======== Data ========

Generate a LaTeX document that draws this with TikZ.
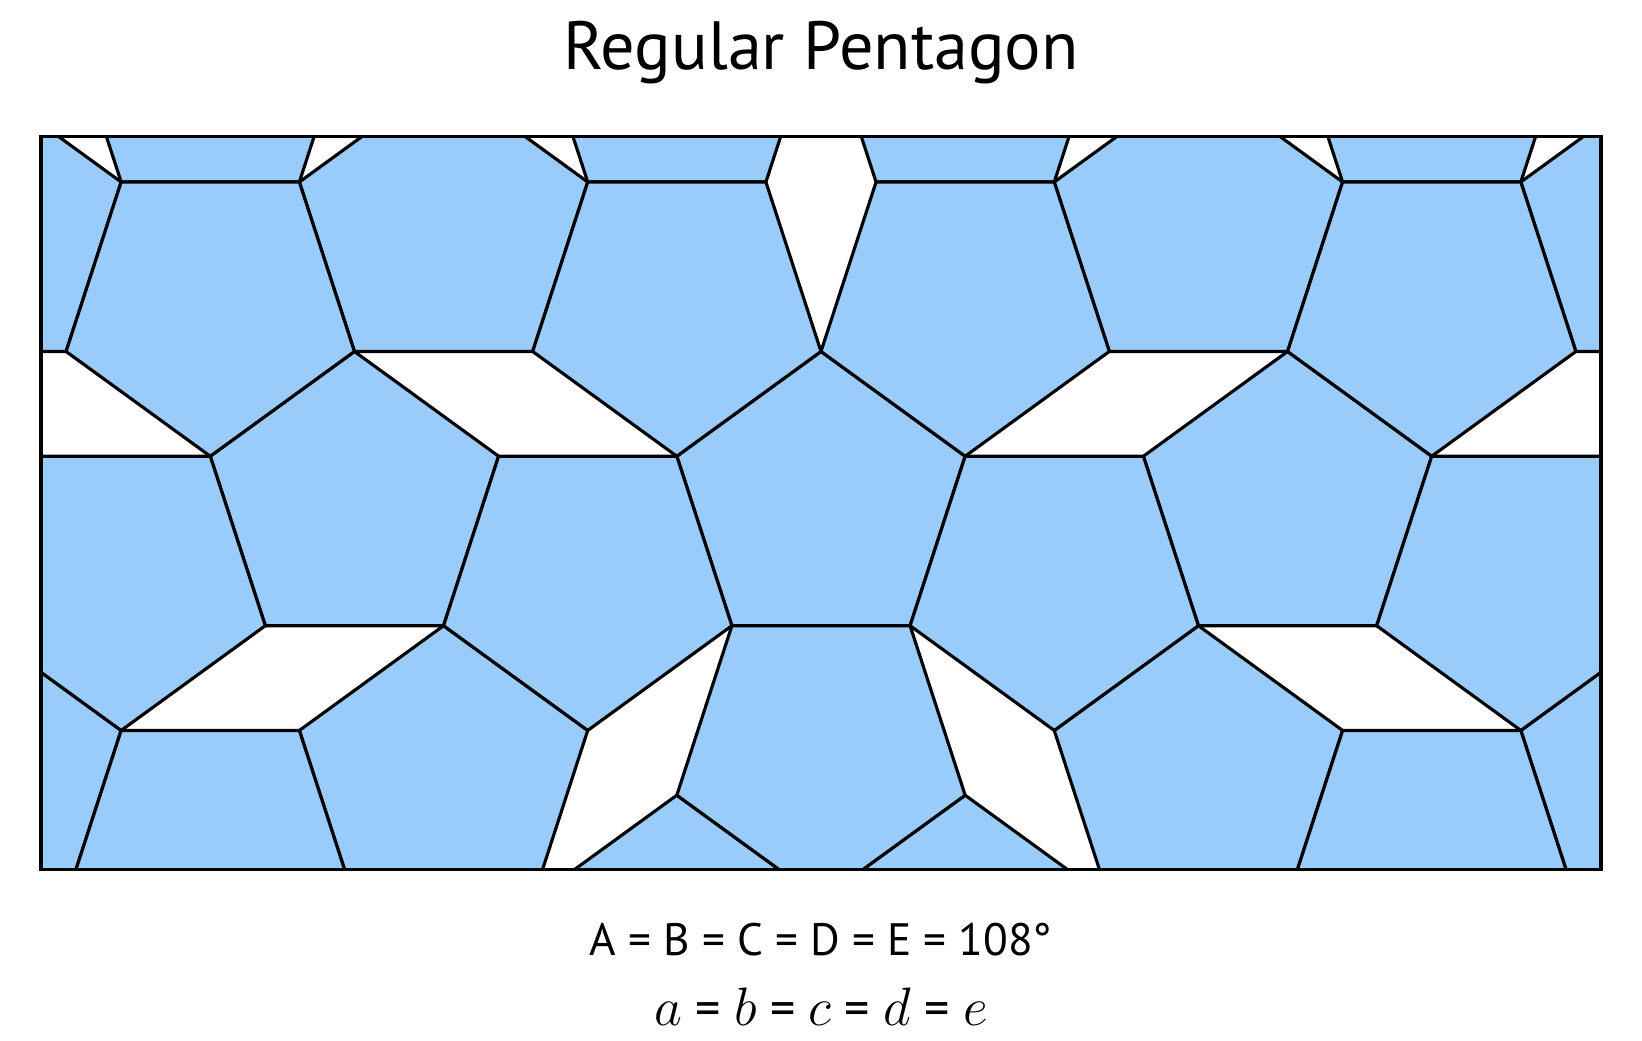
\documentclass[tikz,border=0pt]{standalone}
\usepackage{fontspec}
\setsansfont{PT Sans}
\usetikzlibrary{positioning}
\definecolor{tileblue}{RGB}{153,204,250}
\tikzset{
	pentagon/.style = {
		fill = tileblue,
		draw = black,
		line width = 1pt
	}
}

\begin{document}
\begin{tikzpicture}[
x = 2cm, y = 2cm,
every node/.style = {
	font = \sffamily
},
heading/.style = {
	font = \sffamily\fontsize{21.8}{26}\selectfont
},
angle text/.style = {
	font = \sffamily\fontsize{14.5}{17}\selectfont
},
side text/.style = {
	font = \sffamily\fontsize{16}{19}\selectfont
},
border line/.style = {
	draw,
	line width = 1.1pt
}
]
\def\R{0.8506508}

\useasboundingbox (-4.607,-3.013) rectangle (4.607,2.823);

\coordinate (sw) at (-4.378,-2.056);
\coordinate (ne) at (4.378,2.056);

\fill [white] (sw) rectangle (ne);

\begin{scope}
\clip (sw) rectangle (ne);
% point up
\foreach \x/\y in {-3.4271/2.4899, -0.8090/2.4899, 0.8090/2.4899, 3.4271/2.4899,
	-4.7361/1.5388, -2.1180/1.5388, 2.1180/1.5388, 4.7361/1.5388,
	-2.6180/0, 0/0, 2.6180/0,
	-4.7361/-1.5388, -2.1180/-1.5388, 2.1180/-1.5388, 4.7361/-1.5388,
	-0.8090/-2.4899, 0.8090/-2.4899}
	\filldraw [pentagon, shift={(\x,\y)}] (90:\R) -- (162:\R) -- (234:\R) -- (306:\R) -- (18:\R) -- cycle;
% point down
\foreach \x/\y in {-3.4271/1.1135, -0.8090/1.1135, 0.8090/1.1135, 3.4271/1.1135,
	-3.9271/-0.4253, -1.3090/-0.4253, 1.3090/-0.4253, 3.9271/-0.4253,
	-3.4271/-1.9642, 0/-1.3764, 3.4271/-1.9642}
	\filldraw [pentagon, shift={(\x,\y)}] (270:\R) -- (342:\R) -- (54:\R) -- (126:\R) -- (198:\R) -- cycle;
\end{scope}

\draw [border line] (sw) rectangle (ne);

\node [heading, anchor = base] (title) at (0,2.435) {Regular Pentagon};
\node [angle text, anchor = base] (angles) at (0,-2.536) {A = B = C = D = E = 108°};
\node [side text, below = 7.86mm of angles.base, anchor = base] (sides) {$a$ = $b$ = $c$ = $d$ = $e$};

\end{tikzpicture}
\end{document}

========

**Task goal**
Copy out all of the data word for word. Do not carry over any picture.

**Final result**
Generate a LaTeX document that draws this with TikZ.
\documentclass[tikz,border=0pt]{standalone}
\usepackage{fontspec}
\setsansfont{PT Sans}
\usetikzlibrary{positioning}
\definecolor{tileblue}{RGB}{153,204,250}
\tikzset{
	pentagon/.style = {
		fill = tileblue,
		draw = black,
		line width = 1pt
	}
}

\begin{document}
\begin{tikzpicture}[
x = 2cm, y = 2cm,
every node/.style = {
	font = \sffamily
},
heading/.style = {
	font = \sffamily\fontsize{21.8}{26}\selectfont
},
angle text/.style = {
	font = \sffamily\fontsize{14.5}{17}\selectfont
},
side text/.style = {
	font = \sffamily\fontsize{16}{19}\selectfont
},
border line/.style = {
	draw,
	line width = 1.1pt
}
]
\def\R{0.8506508}

\useasboundingbox (-4.607,-3.013) rectangle (4.607,2.823);

\coordinate (sw) at (-4.378,-2.056);
\coordinate (ne) at (4.378,2.056);

\fill [white] (sw) rectangle (ne);

\begin{scope}
\clip (sw) rectangle (ne);
% point up
\foreach \x/\y in {-3.4271/2.4899, -0.8090/2.4899, 0.8090/2.4899, 3.4271/2.4899,
	-4.7361/1.5388, -2.1180/1.5388, 2.1180/1.5388, 4.7361/1.5388,
	-2.6180/0, 0/0, 2.6180/0,
	-4.7361/-1.5388, -2.1180/-1.5388, 2.1180/-1.5388, 4.7361/-1.5388,
	-0.8090/-2.4899, 0.8090/-2.4899}
	\filldraw [pentagon, shift={(\x,\y)}] (90:\R) -- (162:\R) -- (234:\R) -- (306:\R) -- (18:\R) -- cycle;
% point down
\foreach \x/\y in {-3.4271/1.1135, -0.8090/1.1135, 0.8090/1.1135, 3.4271/1.1135,
	-3.9271/-0.4253, -1.3090/-0.4253, 1.3090/-0.4253, 3.9271/-0.4253,
	-3.4271/-1.9642, 0/-1.3764, 3.4271/-1.9642}
	\filldraw [pentagon, shift={(\x,\y)}] (270:\R) -- (342:\R) -- (54:\R) -- (126:\R) -- (198:\R) -- cycle;
\end{scope}

\draw [border line] (sw) rectangle (ne);

\node [heading, anchor = base] (title) at (0,2.435) {Regular Pentagon};
\node [angle text, anchor = base] (angles) at (0,-2.536) {A = B = C = D = E = 108°};
\node [side text, below = 7.86mm of angles.base, anchor = base] (sides) {$a$ = $b$ = $c$ = $d$ = $e$};

\end{tikzpicture}
\end{document}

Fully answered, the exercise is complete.